Stated exercise
Reproduce exactly the lines below, from the first one through the line containing "from matplotlib.ticker import", and omit any pictures.

[Provided data start]

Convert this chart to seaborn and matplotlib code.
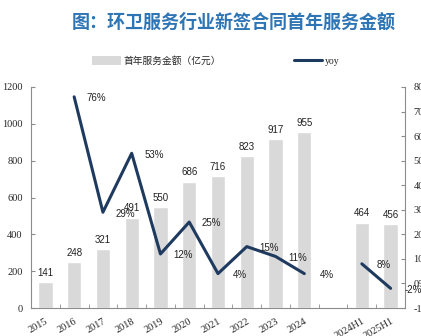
import numpy as np
import pandas as pd
import matplotlib
matplotlib.use("Agg")
import matplotlib.pyplot as plt
import seaborn as sns
from matplotlib.patches import Patch
from matplotlib.lines import Line2D
from matplotlib.ticker import FuncFormatter, MultipleLocator

sns.set_style("ticks")
plt.rcParams['font.family'] = ['Liberation Serif', 'Noto Sans CJK SC', 'DejaVu Sans']

# ---- data ----
categories = ["2015", "2016", "2017", "2018", "2019", "2020", "2021", "2022", "2023", "2024",
              " ", "2024H1", "2025H1"]
bar_cats = ["2015", "2016", "2017", "2018", "2019", "2020", "2021", "2022", "2023", "2024",
            "2024H1", "2025H1"]
amount = [141, 248, 321, 491, 550, 686, 716, 823, 917, 955, 464, 456]
yoy_annual_cats = ["2016", "2017", "2018", "2019", "2020", "2021", "2022", "2023", "2024"]
yoy_annual = [76, 29, 53, 12, 25, 4, 15, 11, 4]
yoy_half_cats = ["2024H1", "2025H1"]
yoy_half = [8, -2]

title = "图：环卫服务行业新签合同首年服务金额"
bar_label = "首年服务金额（亿元）"
line_label = "yoy"

BAR_C = "#d9d9d9"
LINE_C = "#1f3a5f"
SPINE_C = "#8c8c8c"

fig = plt.figure(figsize=(4.21, 3.36), dpi=100)
ax = fig.add_axes([31/421, 1-308/336, (405-31)/421, (308-87)/336])

df = pd.DataFrame({"cat": bar_cats, "amount": amount})
sns.barplot(data=df, x="cat", y="amount", order=categories, color=BAR_C,
            width=0.5, ax=ax, saturation=1)
ax.set_xlim(-0.5, len(categories) - 0.5)
ax.set_ylim(0, 1200)
ax.yaxis.set_major_locator(MultipleLocator(200))
ax.set_xlabel("")
ax.set_ylabel("")

pos = {c: i for i, c in enumerate(categories)}
for c, v in zip(bar_cats, amount):
    ax.annotate(f"{v}", (pos[c], v), xytext=(0, 3), textcoords="offset points",
                ha="center", va="bottom", fontsize=7, family="Liberation Sans",
                color="#222222")

# x ticks at category boundaries, labels at centers
ax.set_xticks(np.arange(len(categories)))
ax.set_xticklabels(categories, rotation=30, ha="right", rotation_mode="anchor",
                   fontsize=7.5, family="Liberation Serif")
ax.tick_params(axis="x", length=0, pad=6)
ax.set_xticks(np.arange(len(categories) + 1) - 0.5, minor=True)
ax.tick_params(axis="x", which="minor", direction="in", length=3, color=SPINE_C)
ax.tick_params(axis="y", direction="in", length=3, color=SPINE_C, labelsize=7.5, pad=6)
for lab in ax.get_yticklabels():
    lab.set_family("Liberation Serif")

ax2 = ax.twinx()
xa = [pos[c] for c in yoy_annual_cats]
xh = [pos[c] for c in yoy_half_cats]
sns.lineplot(x=xa, y=yoy_annual, ax=ax2, color=LINE_C, linewidth=2.2, sort=False)
sns.lineplot(x=xh, y=yoy_half, ax=ax2, color=LINE_C, linewidth=2.2, sort=False)
ax2.set_ylim(-10, 80)
ax2.yaxis.set_major_locator(MultipleLocator(10))
ax2.yaxis.set_major_formatter(FuncFormatter(lambda v, p: f"{v:.0f}%"))
ax2.tick_params(axis="y", direction="in", length=3, color=SPINE_C, labelsize=7.5, pad=6)
for lab in ax2.get_yticklabels():
    lab.set_family("Liberation Serif")
ax2.set_xlim(-0.5, len(categories) - 0.5)

for c, v in list(zip(yoy_annual_cats, yoy_annual)) + list(zip(yoy_half_cats, yoy_half)):
    ax2.annotate(f"{v}%", (pos[c], v), xytext=(16, -1), textcoords="offset points",
                 ha="center", va="center", fontsize=7, family="Liberation Sans",
                 color="#222222", annotation_clip=False)

for a in (ax, ax2):
    a.spines["top"].set_visible(False)
    for s in ("left", "right", "bottom"):
        a.spines[s].set_color(SPINE_C)
        a.spines[s].set_linewidth(0.8)
ax.spines["right"].set_visible(False)
ax2.spines["left"].set_visible(False)
ax2.spines["bottom"].set_visible(False)

fig.text(234/421, 1-22/336, title, ha="center", va="center", fontsize=13,
         fontweight="bold", color="#2e75b6", family="Noto Sans CJK SC")

handles = [Patch(facecolor=BAR_C, edgecolor="none"),
           Line2D([0], [0], color=LINE_C, linewidth=2.2)]
fig.legend(handles, [bar_label, line_label], loc="center", ncol=2,
           bbox_to_anchor=(216/421, 1-61/336), frameon=False,
           prop={"family": ["Liberation Serif", "Noto Sans CJK SC"], "size": 7},
           handlelength=2.9, handletextpad=0.3, columnspacing=7.5, handleheight=0.9)

fig.savefig("out.png", dpi=100)
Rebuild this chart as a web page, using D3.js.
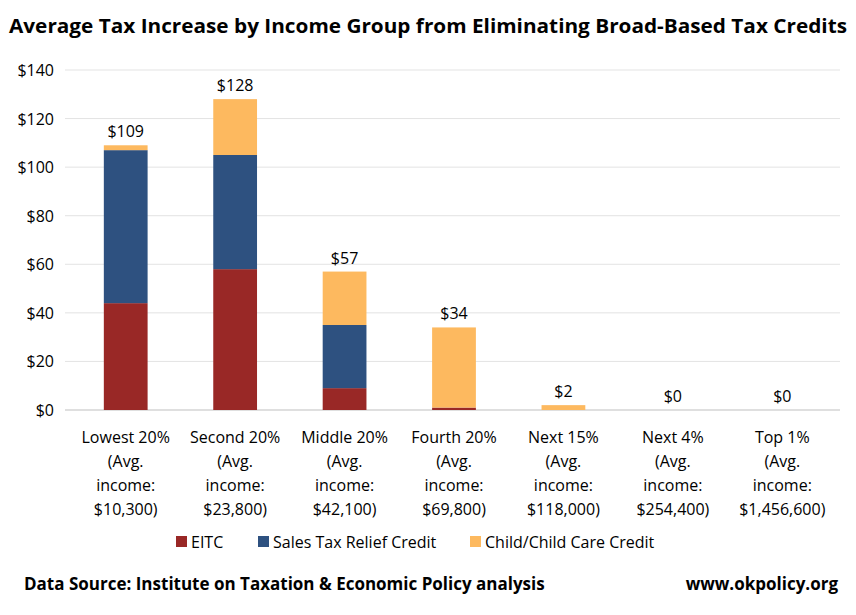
<!DOCTYPE html>
<html><head><meta charset="utf-8">
<script src="https://cdn.jsdelivr.net/npm/d3@7"></script>
<style>body{margin:0;background:#fff}text{font-family:"Open Sans",sans-serif}</style>
</head><body>
<script>
const categories=[["Lowest 20%","(Avg.","income:","$10,300)"],["Second 20%","(Avg.","income:","$23,800)"],["Middle 20%","(Avg.","income:","$42,100)"],["Fourth 20%","(Avg.","income:","$69,800)"],["Next 15%","(Avg.","income:","$118,000)"],["Next 4%","(Avg.","income:","$254,400)"],["Top 1%","(Avg.","income:","$1,456,600)"]];
const eitc=[44,58,9,1,0,0,0];
const salesTax=[63,47,26,0,0,0,0];
const childCare=[2,23,22,33,2,0,0];
const totals=["$109","$128","$57","$34","$2","$0","$0"];
const yTicks=[0,20,40,60,80,100,120,140];
const seriesNames=["EITC","Sales Tax Relief Credit","Child/Child Care Credit"];
const colors=["#992826","#2e5180","#fdb95f"];

const W=856,H=615;
const svg=d3.select("body").append("svg").attr("width",W).attr("height",H);
svg.append("text").attr("x",W/2).attr("y",33).attr("text-anchor","middle").attr("font-size",19).attr("font-weight","bold").attr("textLength",838).attr("lengthAdjust","spacingAndGlyphs").text("Average Tax Increase by Income Group from Eliminating Broad-Based Tax Credits");
const x=d3.scaleBand().domain(d3.range(7)).range([71,837]).paddingInner(0.6).paddingOuter(0.3);
const y=d3.scaleLinear().domain([0,140]).range([410,70]);
svg.append("g").selectAll("line").data(yTicks).join("line").attr("x1",65).attr("x2",840).attr("y1",d=>y(d)).attr("y2",d=>y(d)).attr("stroke",d=>d===0?"#bfbfbf":"#e3e3e3");
svg.append("g").selectAll("text").data(yTicks).join("text").attr("x",54).attr("y",d=>y(d)+6).attr("text-anchor","end").attr("font-size",16).text(d=>"$"+d);
const stack=d3.stack().keys([0,1,2])(d3.range(7).map(i=>({0:eitc[i],1:salesTax[i],2:childCare[i]})));
stack.forEach((s,k)=>{svg.append("g").attr("fill",colors[k]).selectAll("rect").data(s).join("rect").attr("x",(d,i)=>x(i)).attr("width",x.bandwidth()).attr("y",d=>y(d[1])).attr("height",d=>y(d[0])-y(d[1]));});
const tot=d3.range(7).map(i=>eitc[i]+salesTax[i]+childCare[i]);
svg.append("g").selectAll("text").data(totals).join("text").attr("x",(d,i)=>x(i)+x.bandwidth()/2).attr("y",(d,i)=>y(tot[i])-8).attr("text-anchor","middle").attr("font-size",16).text(d=>d);
categories.forEach((c,i)=>{const t=svg.append("text").attr("x",x(i)+x.bandwidth()/2).attr("y",443).attr("text-anchor","middle").attr("font-size",16);c.forEach((l,j)=>t.append("tspan").attr("x",x(i)+x.bandwidth()/2).attr("dy",j?24:0).text(l));});
const lx=[176,258,470];
seriesNames.forEach((n,k)=>{svg.append("rect").attr("x",lx[k]).attr("y",536).attr("width",11).attr("height",11).attr("fill",colors[k]);svg.append("text").attr("x",lx[k]+15).attr("y",548).attr("font-size",16).text(n);});
svg.append("text").attr("x",24).attr("y",590).attr("font-size",17).attr("font-weight","bold").text("Data Source: Institute on Taxation & Economic Policy analysis");
svg.append("text").attr("x",838).attr("y",590).attr("text-anchor","end").attr("font-size",17).attr("font-weight","bold").text("www.okpolicy.org");
</script></body></html>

[Provided data end]

Solution for this problem
Convert this chart to seaborn and matplotlib code.
import numpy as np
import pandas as pd
import matplotlib
matplotlib.use("Agg")
import matplotlib.pyplot as plt
import seaborn as sns
from matplotlib.patches import Patch
from matplotlib.lines import Line2D
from matplotlib.ticker import FuncFormatter, MultipleLocator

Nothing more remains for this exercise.